* BEGIN Data section *
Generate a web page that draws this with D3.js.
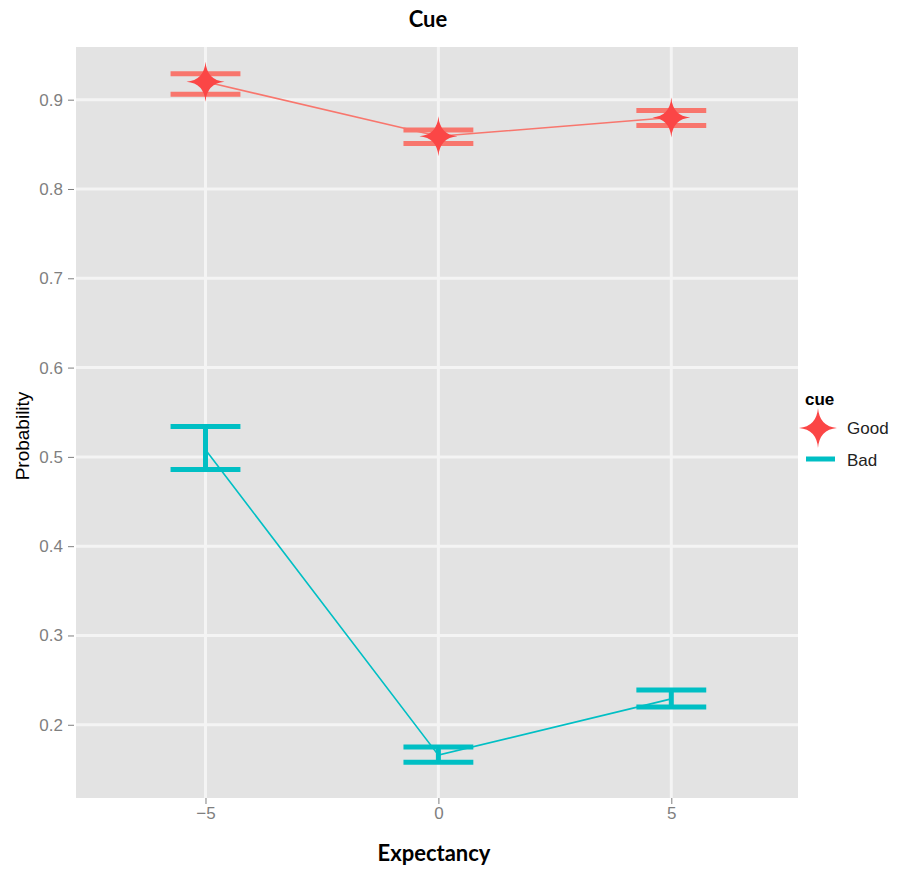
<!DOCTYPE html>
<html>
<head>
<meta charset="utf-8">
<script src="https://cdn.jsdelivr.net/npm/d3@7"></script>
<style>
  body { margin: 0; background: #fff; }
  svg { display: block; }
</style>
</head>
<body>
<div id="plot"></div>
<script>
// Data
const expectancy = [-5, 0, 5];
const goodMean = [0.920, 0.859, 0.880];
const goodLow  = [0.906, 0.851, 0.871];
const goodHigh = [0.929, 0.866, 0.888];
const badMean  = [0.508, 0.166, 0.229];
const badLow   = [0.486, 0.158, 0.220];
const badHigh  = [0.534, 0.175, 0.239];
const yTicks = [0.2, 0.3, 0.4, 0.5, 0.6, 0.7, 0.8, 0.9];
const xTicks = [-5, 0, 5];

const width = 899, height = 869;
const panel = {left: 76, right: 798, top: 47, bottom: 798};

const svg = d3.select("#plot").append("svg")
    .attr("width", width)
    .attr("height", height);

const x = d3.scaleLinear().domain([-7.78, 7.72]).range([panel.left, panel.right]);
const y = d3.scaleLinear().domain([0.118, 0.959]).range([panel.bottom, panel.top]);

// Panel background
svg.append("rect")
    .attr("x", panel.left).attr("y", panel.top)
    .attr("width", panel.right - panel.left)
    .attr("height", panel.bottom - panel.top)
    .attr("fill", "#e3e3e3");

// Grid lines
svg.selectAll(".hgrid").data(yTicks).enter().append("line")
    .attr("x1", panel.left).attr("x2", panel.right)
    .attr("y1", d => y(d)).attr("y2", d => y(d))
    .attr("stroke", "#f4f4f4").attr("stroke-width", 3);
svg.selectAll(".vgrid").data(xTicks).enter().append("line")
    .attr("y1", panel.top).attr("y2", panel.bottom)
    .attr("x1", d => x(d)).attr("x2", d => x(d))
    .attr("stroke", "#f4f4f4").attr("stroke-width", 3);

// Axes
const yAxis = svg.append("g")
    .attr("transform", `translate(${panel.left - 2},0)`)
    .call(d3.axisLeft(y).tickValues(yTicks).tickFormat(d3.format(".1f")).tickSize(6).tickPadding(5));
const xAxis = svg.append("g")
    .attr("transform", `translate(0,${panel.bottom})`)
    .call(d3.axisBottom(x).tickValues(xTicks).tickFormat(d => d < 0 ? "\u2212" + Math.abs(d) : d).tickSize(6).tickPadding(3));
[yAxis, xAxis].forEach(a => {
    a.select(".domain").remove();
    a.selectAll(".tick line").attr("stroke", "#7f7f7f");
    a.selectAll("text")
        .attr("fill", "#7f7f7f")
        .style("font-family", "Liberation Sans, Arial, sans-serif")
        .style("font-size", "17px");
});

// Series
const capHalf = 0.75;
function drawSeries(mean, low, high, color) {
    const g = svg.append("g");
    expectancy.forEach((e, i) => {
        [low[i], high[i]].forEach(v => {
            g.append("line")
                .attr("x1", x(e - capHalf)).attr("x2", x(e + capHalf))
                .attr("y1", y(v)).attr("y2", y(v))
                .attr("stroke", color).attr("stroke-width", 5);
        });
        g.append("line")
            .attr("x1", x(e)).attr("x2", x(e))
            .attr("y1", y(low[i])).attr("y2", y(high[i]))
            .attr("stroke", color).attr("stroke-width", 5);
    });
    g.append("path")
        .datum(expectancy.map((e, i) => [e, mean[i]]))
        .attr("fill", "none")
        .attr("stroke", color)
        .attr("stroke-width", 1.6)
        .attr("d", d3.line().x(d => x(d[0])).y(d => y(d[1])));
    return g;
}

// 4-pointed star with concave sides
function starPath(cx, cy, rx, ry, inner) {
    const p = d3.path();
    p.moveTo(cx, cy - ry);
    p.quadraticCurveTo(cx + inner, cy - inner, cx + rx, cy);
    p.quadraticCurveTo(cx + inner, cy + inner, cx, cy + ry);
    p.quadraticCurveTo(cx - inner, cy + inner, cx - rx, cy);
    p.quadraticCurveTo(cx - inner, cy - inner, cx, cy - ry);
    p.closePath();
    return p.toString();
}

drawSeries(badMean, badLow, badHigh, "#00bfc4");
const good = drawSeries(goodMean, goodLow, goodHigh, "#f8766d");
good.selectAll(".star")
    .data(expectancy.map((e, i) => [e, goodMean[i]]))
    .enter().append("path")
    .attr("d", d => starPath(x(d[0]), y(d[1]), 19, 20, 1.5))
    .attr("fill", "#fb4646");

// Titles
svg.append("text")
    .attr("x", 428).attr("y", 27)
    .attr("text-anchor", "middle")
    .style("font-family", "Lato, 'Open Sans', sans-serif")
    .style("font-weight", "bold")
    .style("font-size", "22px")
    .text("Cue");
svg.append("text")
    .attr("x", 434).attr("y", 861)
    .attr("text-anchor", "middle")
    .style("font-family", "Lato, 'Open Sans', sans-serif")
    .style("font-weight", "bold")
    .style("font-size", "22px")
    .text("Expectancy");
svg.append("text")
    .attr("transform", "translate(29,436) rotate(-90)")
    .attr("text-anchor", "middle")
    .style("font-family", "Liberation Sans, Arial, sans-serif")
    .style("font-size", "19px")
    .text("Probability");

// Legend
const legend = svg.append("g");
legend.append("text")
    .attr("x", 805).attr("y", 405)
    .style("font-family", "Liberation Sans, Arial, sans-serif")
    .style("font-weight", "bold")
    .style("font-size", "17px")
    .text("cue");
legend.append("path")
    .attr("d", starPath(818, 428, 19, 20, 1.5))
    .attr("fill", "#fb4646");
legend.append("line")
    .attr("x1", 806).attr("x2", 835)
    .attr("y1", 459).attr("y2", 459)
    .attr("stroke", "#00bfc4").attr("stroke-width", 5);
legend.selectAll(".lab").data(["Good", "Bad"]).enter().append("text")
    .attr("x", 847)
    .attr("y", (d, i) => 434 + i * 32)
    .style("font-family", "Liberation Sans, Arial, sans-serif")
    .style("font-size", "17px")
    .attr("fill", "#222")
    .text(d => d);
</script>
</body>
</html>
* END Data section *
* Exercise directions: Pick out each line in the material containing "with".

* Written solution:
Generate a web page that draws this with D3.js.
// 4-pointed star with concave sides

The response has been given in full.